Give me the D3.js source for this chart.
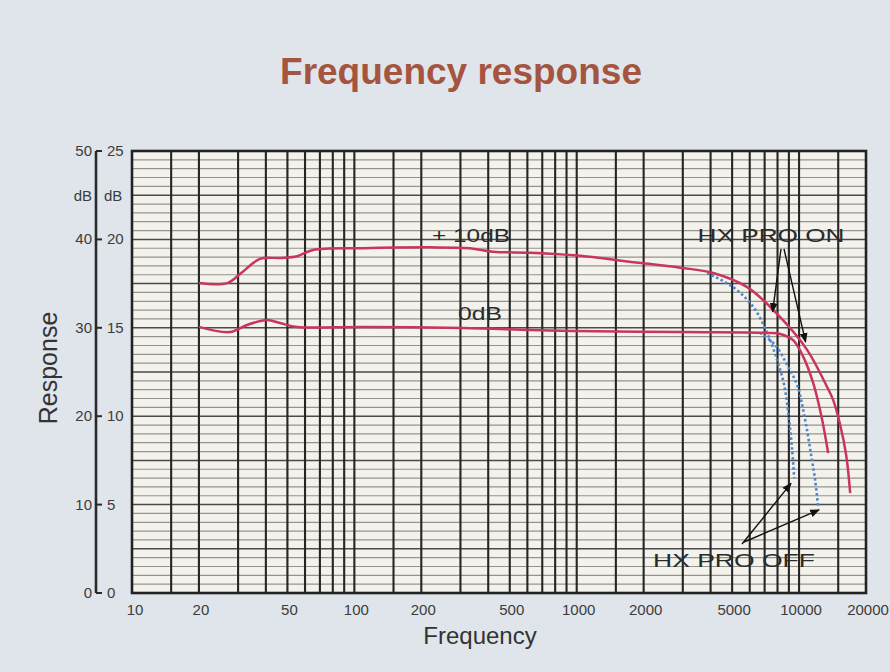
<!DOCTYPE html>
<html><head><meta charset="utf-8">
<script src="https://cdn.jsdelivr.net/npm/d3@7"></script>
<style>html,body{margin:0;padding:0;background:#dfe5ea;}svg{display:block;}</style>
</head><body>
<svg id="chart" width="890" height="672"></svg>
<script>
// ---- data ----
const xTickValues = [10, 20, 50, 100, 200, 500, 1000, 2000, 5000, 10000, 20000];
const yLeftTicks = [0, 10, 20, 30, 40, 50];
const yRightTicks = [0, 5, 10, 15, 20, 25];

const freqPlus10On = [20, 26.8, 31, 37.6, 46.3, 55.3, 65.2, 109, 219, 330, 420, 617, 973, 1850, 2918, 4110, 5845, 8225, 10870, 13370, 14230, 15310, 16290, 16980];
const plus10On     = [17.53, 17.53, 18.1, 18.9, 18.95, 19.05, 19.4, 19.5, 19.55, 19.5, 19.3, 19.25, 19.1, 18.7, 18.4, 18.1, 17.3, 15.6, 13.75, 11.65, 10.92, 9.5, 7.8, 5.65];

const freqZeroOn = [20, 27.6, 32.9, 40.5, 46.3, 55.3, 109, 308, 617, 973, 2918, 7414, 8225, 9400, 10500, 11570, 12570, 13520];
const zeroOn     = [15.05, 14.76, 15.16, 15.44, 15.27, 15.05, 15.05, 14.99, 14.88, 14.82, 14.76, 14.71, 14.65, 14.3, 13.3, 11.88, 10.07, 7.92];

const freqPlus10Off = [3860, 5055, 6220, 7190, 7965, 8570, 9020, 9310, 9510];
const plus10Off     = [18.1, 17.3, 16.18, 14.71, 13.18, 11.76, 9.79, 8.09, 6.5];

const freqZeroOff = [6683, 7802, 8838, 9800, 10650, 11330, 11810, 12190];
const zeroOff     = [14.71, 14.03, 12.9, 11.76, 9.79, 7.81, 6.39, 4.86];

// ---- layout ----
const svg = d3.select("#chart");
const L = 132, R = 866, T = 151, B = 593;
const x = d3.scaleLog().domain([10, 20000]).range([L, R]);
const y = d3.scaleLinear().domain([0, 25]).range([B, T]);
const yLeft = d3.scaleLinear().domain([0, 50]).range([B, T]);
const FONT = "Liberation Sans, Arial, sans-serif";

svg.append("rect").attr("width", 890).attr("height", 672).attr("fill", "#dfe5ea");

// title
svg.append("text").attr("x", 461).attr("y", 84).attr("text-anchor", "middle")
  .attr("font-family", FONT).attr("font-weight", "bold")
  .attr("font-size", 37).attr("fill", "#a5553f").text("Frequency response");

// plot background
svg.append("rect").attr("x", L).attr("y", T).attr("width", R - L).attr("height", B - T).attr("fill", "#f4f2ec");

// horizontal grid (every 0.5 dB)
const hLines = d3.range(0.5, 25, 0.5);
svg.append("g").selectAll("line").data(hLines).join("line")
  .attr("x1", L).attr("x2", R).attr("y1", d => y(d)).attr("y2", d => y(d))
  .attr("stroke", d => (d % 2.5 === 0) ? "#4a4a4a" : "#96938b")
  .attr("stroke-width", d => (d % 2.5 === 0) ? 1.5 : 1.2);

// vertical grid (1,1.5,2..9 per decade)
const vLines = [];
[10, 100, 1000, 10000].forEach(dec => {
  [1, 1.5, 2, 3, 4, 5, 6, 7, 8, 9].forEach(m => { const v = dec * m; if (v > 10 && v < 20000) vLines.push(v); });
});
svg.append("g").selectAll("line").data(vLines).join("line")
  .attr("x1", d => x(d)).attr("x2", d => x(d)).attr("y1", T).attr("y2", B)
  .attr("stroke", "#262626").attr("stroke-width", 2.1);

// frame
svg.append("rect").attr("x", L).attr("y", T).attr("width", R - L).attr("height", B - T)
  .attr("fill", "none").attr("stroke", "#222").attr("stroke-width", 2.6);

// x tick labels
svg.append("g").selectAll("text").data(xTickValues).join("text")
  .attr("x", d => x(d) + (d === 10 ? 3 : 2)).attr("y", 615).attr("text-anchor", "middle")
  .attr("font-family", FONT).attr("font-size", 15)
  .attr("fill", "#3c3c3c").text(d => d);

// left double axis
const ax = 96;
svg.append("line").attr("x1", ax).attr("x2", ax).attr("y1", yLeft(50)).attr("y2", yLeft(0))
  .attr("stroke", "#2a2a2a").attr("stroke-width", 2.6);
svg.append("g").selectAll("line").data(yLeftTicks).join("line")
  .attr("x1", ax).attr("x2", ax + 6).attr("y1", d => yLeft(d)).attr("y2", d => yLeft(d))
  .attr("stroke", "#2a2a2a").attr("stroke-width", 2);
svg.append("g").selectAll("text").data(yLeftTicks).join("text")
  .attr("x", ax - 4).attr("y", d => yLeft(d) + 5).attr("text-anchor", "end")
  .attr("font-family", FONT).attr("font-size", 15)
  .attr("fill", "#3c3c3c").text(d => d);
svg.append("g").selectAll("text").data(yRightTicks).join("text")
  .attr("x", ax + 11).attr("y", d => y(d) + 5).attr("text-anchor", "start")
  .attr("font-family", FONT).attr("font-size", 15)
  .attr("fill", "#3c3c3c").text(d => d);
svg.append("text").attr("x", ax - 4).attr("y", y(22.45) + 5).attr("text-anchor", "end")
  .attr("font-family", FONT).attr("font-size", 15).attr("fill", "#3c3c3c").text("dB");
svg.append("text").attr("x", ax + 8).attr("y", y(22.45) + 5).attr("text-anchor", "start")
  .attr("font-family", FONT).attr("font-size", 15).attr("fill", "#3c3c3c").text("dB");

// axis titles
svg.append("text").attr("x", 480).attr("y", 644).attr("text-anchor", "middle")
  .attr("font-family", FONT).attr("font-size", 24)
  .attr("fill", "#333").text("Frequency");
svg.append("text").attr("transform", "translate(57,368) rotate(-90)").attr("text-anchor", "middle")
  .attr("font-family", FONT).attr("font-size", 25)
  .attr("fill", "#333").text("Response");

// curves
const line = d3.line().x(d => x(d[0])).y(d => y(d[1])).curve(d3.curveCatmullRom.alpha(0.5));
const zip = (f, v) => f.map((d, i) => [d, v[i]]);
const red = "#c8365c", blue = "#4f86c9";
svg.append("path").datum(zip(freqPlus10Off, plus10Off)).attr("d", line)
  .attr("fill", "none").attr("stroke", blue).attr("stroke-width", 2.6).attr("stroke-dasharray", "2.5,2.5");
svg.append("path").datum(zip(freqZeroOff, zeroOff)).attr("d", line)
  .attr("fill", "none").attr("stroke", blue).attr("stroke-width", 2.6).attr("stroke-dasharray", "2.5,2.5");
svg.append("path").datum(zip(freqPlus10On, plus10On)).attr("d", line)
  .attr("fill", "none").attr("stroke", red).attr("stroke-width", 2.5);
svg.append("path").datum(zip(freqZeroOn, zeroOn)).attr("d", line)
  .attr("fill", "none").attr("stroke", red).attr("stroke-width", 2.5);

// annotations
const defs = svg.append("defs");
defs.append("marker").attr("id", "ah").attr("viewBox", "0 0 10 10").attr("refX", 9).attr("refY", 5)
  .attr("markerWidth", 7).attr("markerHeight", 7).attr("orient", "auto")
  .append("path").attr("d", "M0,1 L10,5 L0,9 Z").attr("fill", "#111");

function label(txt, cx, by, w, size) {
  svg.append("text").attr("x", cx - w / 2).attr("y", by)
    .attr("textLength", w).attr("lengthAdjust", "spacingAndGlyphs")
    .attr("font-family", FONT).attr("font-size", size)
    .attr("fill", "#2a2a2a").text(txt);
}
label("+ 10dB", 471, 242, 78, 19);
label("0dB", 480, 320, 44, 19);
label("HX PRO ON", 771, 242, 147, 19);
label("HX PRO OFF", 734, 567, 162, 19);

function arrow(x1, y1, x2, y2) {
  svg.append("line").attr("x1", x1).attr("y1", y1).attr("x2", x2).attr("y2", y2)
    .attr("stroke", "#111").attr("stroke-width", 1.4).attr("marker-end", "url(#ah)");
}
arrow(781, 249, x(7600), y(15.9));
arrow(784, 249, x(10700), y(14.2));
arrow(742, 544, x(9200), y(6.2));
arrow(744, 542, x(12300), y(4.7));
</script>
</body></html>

────────

Short problem
Leave out any pictures and return exactly the lines from the beginning of the data through the line with "const yRightTicks = [0, 5, 10, 15, 20, 25];", inclusive.

Complete response
Give me the D3.js source for this chart.
<!DOCTYPE html>
<html><head><meta charset="utf-8">
<script src="https://cdn.jsdelivr.net/npm/d3@7"></script>
<style>html,body{margin:0;padding:0;background:#dfe5ea;}svg{display:block;}</style>
</head><body>
<svg id="chart" width="890" height="672"></svg>
<script>
// ---- data ----
const xTickValues = [10, 20, 50, 100, 200, 500, 1000, 2000, 5000, 10000, 20000];
const yLeftTicks = [0, 10, 20, 30, 40, 50];
const yRightTicks = [0, 5, 10, 15, 20, 25];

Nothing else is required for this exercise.